In theory, the task of making films for children and teens is destined to fail from the beginning.
On the one hand, you have your inarticulate, snot-nosed and pimply, candy-chomping, mobile-yakking, indifferent audience that only very rarely pay for their own movie tickets. On the other hand, you have their parents who – rattled with guilt and thwarted self-fulfilment, hair-triggered from sex deprivation and random train delays – just want the best for their kids. In other words, material for children and teens is a shark-infested sea and maelstroms appear where you least expect them: the films are either too violent or too boring. Either they are not up to the kids’ level or they are way too raw and explicit.
This dilemma is not just a Danish phenomenon, I’m sure. Filmmakers the world over face the same challenge. Broadly speaking, if a bit hackneyed, as adults and parents we all wish good children’s films could be more like the perfect child we always wanted but never had: quiet, smart, well mannered and just a little bit sassy every once a while.
But the interesting question is: Who are children’s films really for? Kids or adults? If the latter, we should produce more glossy pictures of kids in knee pants and wellingtons bounding through golden wheat fields. That makes us grownups feel good and we are once again reassured that childhood is a pleasant land where the sun always shines.
But, what if children’s films should reflect the target group the way they really are? Then it’s a completely different picture. Kids in real life aren’t quiet or nice or delicate and poetic. They tend to be loud, self-assertive and sometimes really annoying. That way, they are a lot like grownups.
The appropriate question then is: What films should we make for a group of people that look like us – except they still eat their boogers and think the moon is made of cheese.
There are no rules for that, of course. But there are various approaches to the material. You can either view children and teens as a vulnerable population group that has to be protected from the world and that you can mould into upstanding citizens through the power of cinema.
Or you can look at children and teens as competent, adaptable moviegoers who have fresh brains and a tremendous capacity to make sense of the world they inhabit.
I personally believe in the last approach.
The animation "Terkel in Trouble" is one of the most popular Danish children’s films of the last decade. Any Dane can quote lines from it. The film managed to close a generation gap between parents and their kids, because it was direct and fresh in a way that made the audience laugh and drop their jaws, too, regardless of age.
Despite its tough, provocative style, the film rose to the top as one of the most seen children’s films in Danish cinemas ever.
Terkel is an interesting example, because it challenges and pushes boundaries. If we consider cinema to be a dynamic and innovative art form, those are essential qualities.
In my daily work, I try to think of children’s and teen films as a lab where anything goes. A youthful audience aren’t prejudiced and their eyes are still open. I would argue that we have our greatest, most significant movie experiences from the time we are six or seven to seventeen or eighteen. It’s interesting how kids that age don’t distinguish between films for kids or adults but simply between good films and bad films – just like we do now.

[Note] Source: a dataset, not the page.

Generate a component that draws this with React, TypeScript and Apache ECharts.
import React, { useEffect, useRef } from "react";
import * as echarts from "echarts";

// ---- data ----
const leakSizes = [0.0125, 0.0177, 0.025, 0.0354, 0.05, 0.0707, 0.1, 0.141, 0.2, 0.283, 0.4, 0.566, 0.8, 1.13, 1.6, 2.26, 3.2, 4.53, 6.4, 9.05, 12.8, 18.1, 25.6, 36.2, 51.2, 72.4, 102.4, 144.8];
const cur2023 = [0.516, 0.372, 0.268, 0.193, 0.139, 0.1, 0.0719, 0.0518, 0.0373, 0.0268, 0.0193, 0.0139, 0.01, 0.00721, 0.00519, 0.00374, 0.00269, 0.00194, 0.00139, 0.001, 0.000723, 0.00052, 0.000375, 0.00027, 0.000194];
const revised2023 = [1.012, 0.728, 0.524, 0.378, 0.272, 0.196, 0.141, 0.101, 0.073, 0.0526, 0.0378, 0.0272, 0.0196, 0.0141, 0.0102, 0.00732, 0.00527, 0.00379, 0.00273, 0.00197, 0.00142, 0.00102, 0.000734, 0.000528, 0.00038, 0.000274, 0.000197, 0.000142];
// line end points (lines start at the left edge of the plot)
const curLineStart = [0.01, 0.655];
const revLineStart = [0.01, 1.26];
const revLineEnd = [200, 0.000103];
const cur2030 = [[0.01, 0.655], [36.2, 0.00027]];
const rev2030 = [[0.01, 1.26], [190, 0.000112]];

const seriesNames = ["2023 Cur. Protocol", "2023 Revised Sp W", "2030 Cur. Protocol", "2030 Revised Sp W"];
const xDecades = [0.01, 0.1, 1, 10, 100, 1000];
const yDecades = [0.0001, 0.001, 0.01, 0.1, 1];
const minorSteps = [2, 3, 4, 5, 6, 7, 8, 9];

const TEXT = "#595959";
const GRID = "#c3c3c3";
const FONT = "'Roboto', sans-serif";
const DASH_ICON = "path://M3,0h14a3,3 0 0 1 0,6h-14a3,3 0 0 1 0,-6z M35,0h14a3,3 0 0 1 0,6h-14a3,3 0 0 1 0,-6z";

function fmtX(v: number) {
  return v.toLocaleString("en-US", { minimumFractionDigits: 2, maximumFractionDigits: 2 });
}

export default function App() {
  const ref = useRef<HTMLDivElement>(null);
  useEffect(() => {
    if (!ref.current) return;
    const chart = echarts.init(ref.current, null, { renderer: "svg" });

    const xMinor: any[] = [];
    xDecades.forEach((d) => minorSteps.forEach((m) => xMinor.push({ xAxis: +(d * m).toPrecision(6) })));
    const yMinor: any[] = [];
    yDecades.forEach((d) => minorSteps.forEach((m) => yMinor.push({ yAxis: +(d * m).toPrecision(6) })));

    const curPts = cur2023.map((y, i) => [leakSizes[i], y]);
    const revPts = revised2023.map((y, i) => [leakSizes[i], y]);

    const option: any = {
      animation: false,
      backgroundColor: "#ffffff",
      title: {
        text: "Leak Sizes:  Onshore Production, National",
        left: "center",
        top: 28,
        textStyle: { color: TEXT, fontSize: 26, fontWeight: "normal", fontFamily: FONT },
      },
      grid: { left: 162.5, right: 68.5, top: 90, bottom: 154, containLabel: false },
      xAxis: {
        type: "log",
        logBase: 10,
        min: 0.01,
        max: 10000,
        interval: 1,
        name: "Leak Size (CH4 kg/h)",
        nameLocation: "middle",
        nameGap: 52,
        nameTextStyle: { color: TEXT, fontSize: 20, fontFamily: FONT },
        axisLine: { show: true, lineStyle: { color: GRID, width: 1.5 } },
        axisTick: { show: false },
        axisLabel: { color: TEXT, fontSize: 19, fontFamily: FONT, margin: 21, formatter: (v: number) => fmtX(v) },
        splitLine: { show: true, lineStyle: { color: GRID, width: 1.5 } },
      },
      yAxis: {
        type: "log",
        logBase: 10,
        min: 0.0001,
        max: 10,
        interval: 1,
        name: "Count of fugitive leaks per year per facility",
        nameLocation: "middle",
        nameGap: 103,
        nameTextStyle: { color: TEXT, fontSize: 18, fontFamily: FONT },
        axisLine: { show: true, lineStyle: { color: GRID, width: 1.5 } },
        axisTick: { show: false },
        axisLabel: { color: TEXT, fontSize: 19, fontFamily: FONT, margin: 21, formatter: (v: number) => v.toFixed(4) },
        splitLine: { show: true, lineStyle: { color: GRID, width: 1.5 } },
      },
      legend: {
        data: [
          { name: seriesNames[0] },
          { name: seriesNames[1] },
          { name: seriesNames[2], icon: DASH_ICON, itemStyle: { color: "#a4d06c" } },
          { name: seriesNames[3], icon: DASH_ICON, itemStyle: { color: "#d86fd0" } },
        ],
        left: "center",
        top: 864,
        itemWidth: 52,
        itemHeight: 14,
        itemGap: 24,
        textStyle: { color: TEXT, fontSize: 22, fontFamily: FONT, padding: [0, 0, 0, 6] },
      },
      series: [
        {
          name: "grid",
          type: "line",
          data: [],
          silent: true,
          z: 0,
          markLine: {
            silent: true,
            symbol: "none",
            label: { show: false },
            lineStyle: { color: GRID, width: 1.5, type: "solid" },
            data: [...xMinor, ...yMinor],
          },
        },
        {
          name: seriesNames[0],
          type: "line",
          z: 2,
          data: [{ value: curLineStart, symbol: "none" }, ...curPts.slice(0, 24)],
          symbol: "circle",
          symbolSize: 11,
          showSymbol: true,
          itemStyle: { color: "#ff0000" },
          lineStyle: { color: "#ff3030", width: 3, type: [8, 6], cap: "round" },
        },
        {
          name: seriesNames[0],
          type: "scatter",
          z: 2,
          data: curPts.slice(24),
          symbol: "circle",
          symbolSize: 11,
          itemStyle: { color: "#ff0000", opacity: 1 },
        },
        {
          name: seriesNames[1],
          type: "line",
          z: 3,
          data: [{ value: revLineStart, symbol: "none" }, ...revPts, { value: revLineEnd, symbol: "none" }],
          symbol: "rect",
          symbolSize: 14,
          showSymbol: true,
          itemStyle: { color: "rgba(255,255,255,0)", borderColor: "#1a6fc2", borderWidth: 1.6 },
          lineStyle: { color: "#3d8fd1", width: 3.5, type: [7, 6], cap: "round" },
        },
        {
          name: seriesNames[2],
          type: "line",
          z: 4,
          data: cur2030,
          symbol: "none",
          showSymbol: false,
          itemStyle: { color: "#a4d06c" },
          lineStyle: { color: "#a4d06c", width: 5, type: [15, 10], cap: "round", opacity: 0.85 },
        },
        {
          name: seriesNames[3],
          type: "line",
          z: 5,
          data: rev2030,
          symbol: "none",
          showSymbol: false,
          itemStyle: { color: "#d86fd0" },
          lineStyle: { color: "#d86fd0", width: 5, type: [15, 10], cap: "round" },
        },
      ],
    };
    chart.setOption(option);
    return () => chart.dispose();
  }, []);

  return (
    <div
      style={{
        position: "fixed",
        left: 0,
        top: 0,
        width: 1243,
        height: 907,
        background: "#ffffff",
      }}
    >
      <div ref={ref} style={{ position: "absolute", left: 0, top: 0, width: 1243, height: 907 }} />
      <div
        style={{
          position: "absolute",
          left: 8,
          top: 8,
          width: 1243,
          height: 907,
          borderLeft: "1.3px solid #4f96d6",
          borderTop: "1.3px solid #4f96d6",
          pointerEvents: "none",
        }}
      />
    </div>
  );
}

So, my focus is avoiding the predictable and the obvious. Countless children’s films are shaped around themes based on well-intentioned ideas, whose creators thought too much about the target group and too little about the creative process. Far too often, children’s films have stories that point to the adult world and the problems of adult life, because the film is conceived as an instrument for helping its audience process a difficult theme or a tough problem – death, divorce, et cetera.
My position is that good children’s films are good grownup films, too. This means that they don’t talk down to the audience, they don’t censor their own language or aesthetics, and they don’t compromise on the story.
It may sound utopian to expect a film to work for two target groups at once without compromising. And yet. When Moviefone – the biggest American film website – published its 50 best films of 2010, "Toy Story 3" was in first place and "How to Train Your Dragon" was tenth.
That speaks volume about the potential of making – good – children’s films.
Rasmus Horskjær
DFI film commissioner since September 2010. Holds a degree in journalism. Has worked for some years in youth programming for the national broadcaster DR, writing and directing several classic Danish satires with great appeal to young people.